Хорошо, хоть наш диалог с Никитой Сергеевичем партийные перестраховщики не решились записать заранее на магнитофонную ленту (впрочем, откуда мне знать - может быть, был и такой вариант?) и минуты три-четыре мы общаемся с Хрущевым в прямом эфире. “Здрасьте, Никита Сергеевич!”. “Привет вам, товарищ Леонтьев! Как там погода?”. “Ничего, солнышко светит”. Ну, и так далее. Пятиминутный разговор о том, о сем и ни о чем. Разговор на публику, для всей прогрессивной мировой общественности.

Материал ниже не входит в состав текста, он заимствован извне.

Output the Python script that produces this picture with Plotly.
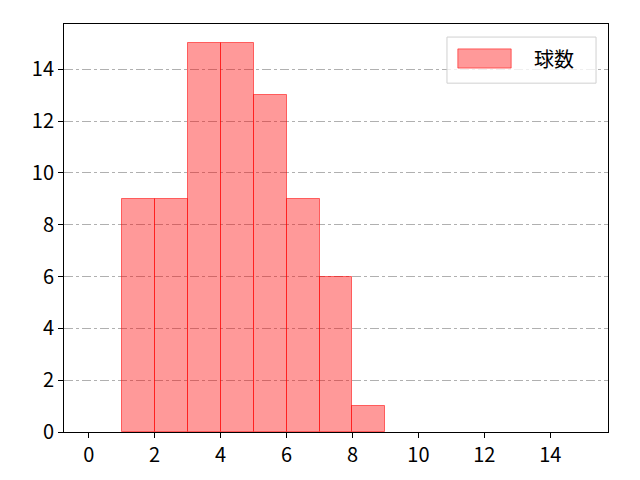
import plotly.graph_objects as go

# histogram bins (left edges) and counts
bin_left = [1, 2, 3, 4, 5, 6, 7, 8]
counts = [9, 9, 15, 15, 13, 9, 6, 1]
x_ticks = [0, 2, 4, 6, 8, 10, 12, 14]
y_ticks = [0, 2, 4, 6, 8, 10, 12, 14]
series_name = '球数'

fill = 'rgba(255,0,0,0.4)'
edge = 'rgba(255,0,0,0.55)'

fig = go.Figure()
fig.add_trace(go.Bar(
    x=[b + 0.5 for b in bin_left],
    y=counts,
    width=1,
    name=series_name,
    marker=dict(color=fill, line=dict(color=edge, width=1)),
    showlegend=False,
))

axis_common = dict(
    showline=True, linecolor='black', linewidth=1, mirror=True,
    ticks='outside', ticklen=5, tickcolor='black',
    tickfont=dict(family='Noto Sans CJK JP', size=20, color='black'),
    zeroline=False,
)

fig.update_xaxes(range=[-0.75, 15.75], tickvals=x_ticks, showgrid=False, **axis_common)
fig.update_yaxes(range=[0, 15.75], tickvals=y_ticks, showgrid=True,
                 gridcolor='#b0b0b0', gridwidth=1, griddash='dashdot', **axis_common)

# matplotlib-like legend box drawn by hand
fig.add_shape(type='rect', xref='paper', yref='paper',
              x0=0.704, x1=0.978, y0=0.855, y1=0.968,
              fillcolor='rgba(255,255,255,0.8)', line=dict(color='#d0d0d0', width=1))
fig.add_shape(type='rect', xref='paper', yref='paper',
              x0=0.724, x1=0.822, y0=0.892, y1=0.939,
              fillcolor=fill, line=dict(color=edge, width=1))
fig.add_annotation(xref='paper', yref='paper', x=0.86, y=0.915,
                   xanchor='left', yanchor='middle', showarrow=False,
                   text=series_name,
                   font=dict(family='Noto Sans CJK JP', size=20, color='black'))

fig.update_layout(
    width=640, height=480,
    margin=dict(l=56, r=40, t=16, b=56),
    plot_bgcolor='white', paper_bgcolor='white',
    bargap=0,
)

fig.write_html("out.html")
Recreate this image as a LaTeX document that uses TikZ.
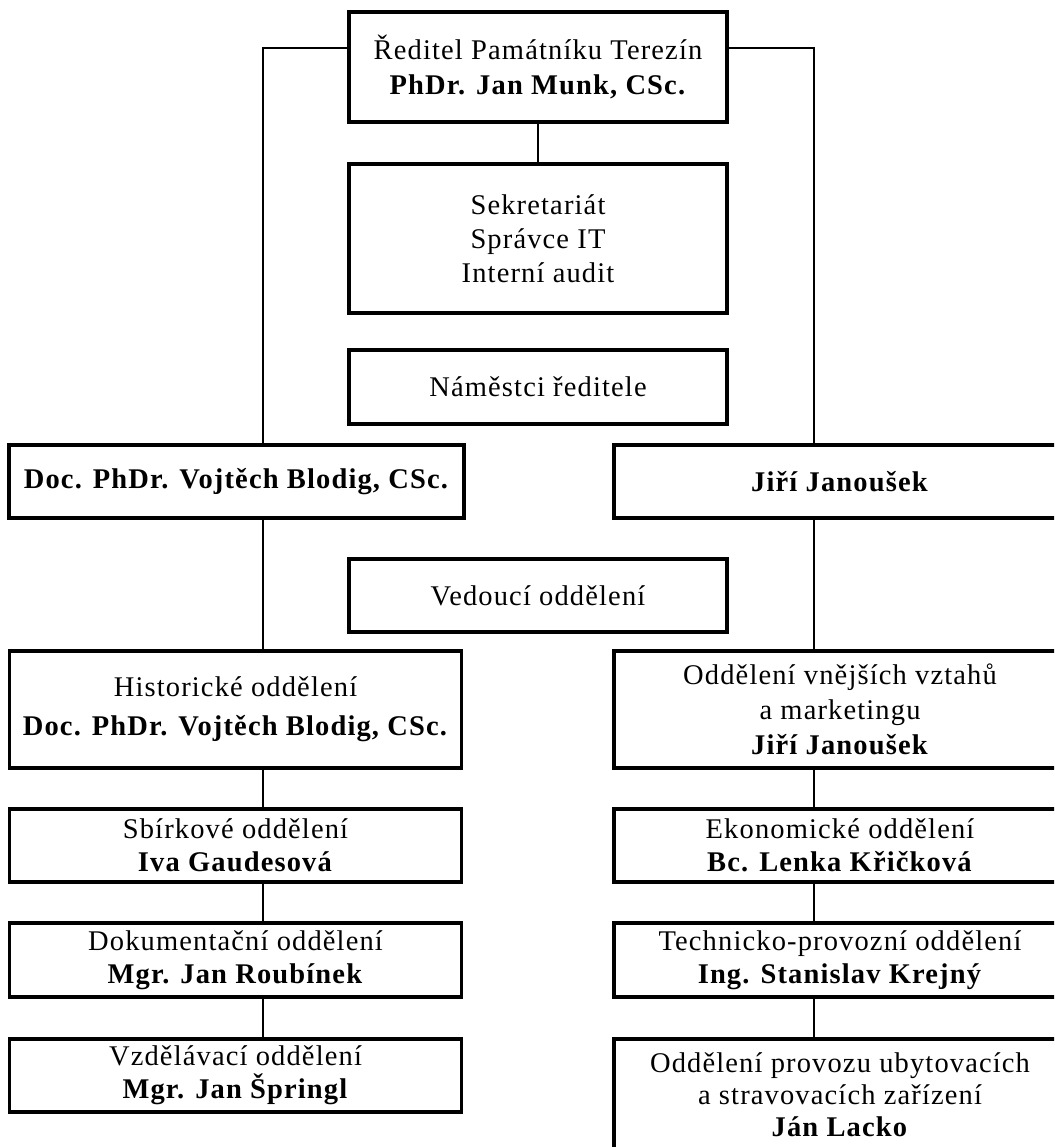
\documentclass[tikz,border=0pt]{standalone}
\usepackage{fontspec}
\setmainfont{Liberation Serif}[LetterSpace=4.0]
\begin{document}
\begin{tikzpicture}[x=1pt,y=1pt,
  box/.style={draw, line width=3.2pt, inner sep=0pt, align=center,
    font=\fontsize{28.5}{34}\selectfont},
  conn/.style={line width=2.8pt}]
\useasboundingbox (0,0) rectangle (1054,-1147);
\clip (0,0) rectangle (1054,-1147);
\fill[white] (0,0) rectangle (1054,-1147);
\coordinate (lx) at (263,0);
\coordinate (rx) at (814,0);

\node[box, minimum width=378pt, minimum height=110pt, font=\fontsize{28.5}{35}\selectfont] (dir) at (538,-67)
  {Ředitel Památníku Terezín\\ \textbf{PhDr. Jan Munk, CSc.}};
\node[box, minimum width=378pt, minimum height=149pt] (sek) at (538,-238.5)
  {Sekretariát\\ Správce IT\\ Interní audit};
\node[box, minimum width=378pt, minimum height=74pt] (nam) at (538,-387)
  {Náměstci ředitele};
\node[box, minimum width=455pt, minimum height=73pt] (doc) at (236.5,-481.5)
  {\textbf{Doc. PhDr. Vojtěch Blodig, CSc.}};
\node[box, minimum width=452pt, minimum height=73pt] (jj) at (840,-481.5)
  {\textbf{Jiří Janoušek}};
\node[box, minimum width=378pt, minimum height=73pt] (ved) at (538,-595.5)
  {Vedoucí oddělení};
\node[box, minimum width=452pt, minimum height=117pt, font=\fontsize{28.5}{39}\selectfont] (hist) at (235.5,-709.5)
  {Historické oddělení\\ \textbf{Doc. PhDr. Vojtěch Blodig, CSc.}};
\node[box, minimum width=452pt, minimum height=117pt, font=\fontsize{28.5}{35}\selectfont] (ovv) at (840,-709.5)
  {Oddělení vnějších vztahů\\ a marketingu\\ \textbf{Jiří Janoušek}};
\node[box, minimum width=452pt, minimum height=73pt, font=\fontsize{28.5}{33}\selectfont] (sbir) at (235.5,-845.5)
  {Sbírkové oddělení\\ \textbf{Iva Gaudesová}};
\node[box, minimum width=452pt, minimum height=73pt, font=\fontsize{28.5}{33}\selectfont] (eko) at (840,-845.5)
  {Ekonomické oddělení\\ \textbf{Bc. Lenka Křičková}};
\node[box, minimum width=452pt, minimum height=74pt, font=\fontsize{28.5}{33}\selectfont] (dok) at (235.5,-960)
  {Dokumentační oddělení\\ \textbf{Mgr. Jan Roubínek}};
\node[box, minimum width=452pt, minimum height=74pt, font=\fontsize{28.5}{33}\selectfont] (tech) at (840,-960)
  {Technicko-provozní oddělení\\ \textbf{Ing. Stanislav Krejný}};
\node[box, minimum width=452pt, minimum height=73pt, font=\fontsize{28.5}{33}\selectfont] (vzd) at (235.5,-1075.5)
  {Vzdělávací oddělení\\ \textbf{Mgr. Jan Špringl}};
\node[box, minimum width=452pt, minimum height=112pt, font=\fontsize{28.5}{32}\selectfont] (prov) at (840,-1095)
  {Oddělení provozu ubytovacích\\ a stravovacích zařízení\\ \textbf{Ján Lacko}};

\draw[conn] ([yshift=19pt]dir.west) -| (lx |- doc.north);
\draw[conn] ([yshift=19pt]dir.east) -| (rx |- jj.north);
\draw[conn] (dir.south) -- (sek.north);
\draw[conn] (lx |- doc.south) -- (lx |- hist.north);
\draw[conn] (rx |- jj.south) -- (rx |- ovv.north);
\draw[conn] (lx |- hist.south) -- (lx |- sbir.north);
\draw[conn] (lx |- sbir.south) -- (lx |- dok.north);
\draw[conn] (lx |- dok.south) -- (lx |- vzd.north);
\draw[conn] (rx |- ovv.south) -- (rx |- eko.north);
\draw[conn] (rx |- eko.south) -- (rx |- tech.north);
\draw[conn] (rx |- tech.south) -- (rx |- prov.north);
\end{tikzpicture}
\end{document}
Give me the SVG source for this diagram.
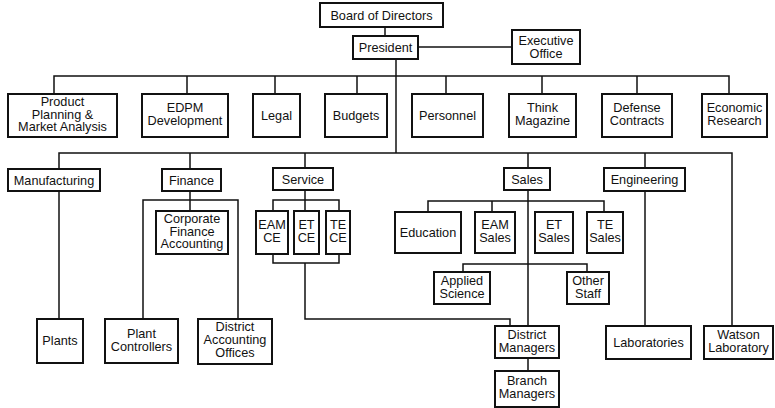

На этом ритуальная часть высадки закончилась. На все -про все у меня ушло примерно тридцать минут. Пора было приступать собственно к научным исследованиям и забору лунного грунта.
Начал со второго пункта - со сбора образцов лунных камней и пыли. Для этой операции в арсенале оборудования был специальный пробосборник. Внешне он очень был похож на обычный совок для сбора мусора, но с длинной ручкой.
Работать пробосборником оказалось очень удобно. Я зачерпывал им небольшими порциями лунный грунт и ссыпал его в контейнер, похожий на среднего размера мешок из плотной ткани. “Совком” мне удалось не только набрать несколько килограммов лунного “песка”, но и подобрать около полутора десятков крупных лунных камней. Структура грунта оказалась сыпучей, очень похожей на коричневато-серую муку. Но попадались и более крупные фракции, похожие на песок или плотные комочки.
На всю эту “уборку территории”, как пошутил Юрка Гагаров, у меня ушло около двадцати минут.
- “Флаг-один”, идешь с опережением графика, -прокомментировал Гагаров. - Придется записывать тебя в отряд лунных стахановцев!
- Намек понял, “Заря”. Приступаю к добыче лунного угля, - шуткой на шутку ответил я.
Кроме сбора образцов грунта с поверхности Луны, я должен был постараться получить пробы с глубины примерно пятнадцать сантиметров. Для этого у меня имелись три пробозаборника, выполненные в виде длинных пустотелых “стаканчиков” с острыми краями. Эти заборники поочередно закреплялись на длинной ручке, опираясь на которую руками, я вводил “стаканчики” как можно глубже в лунный грунт.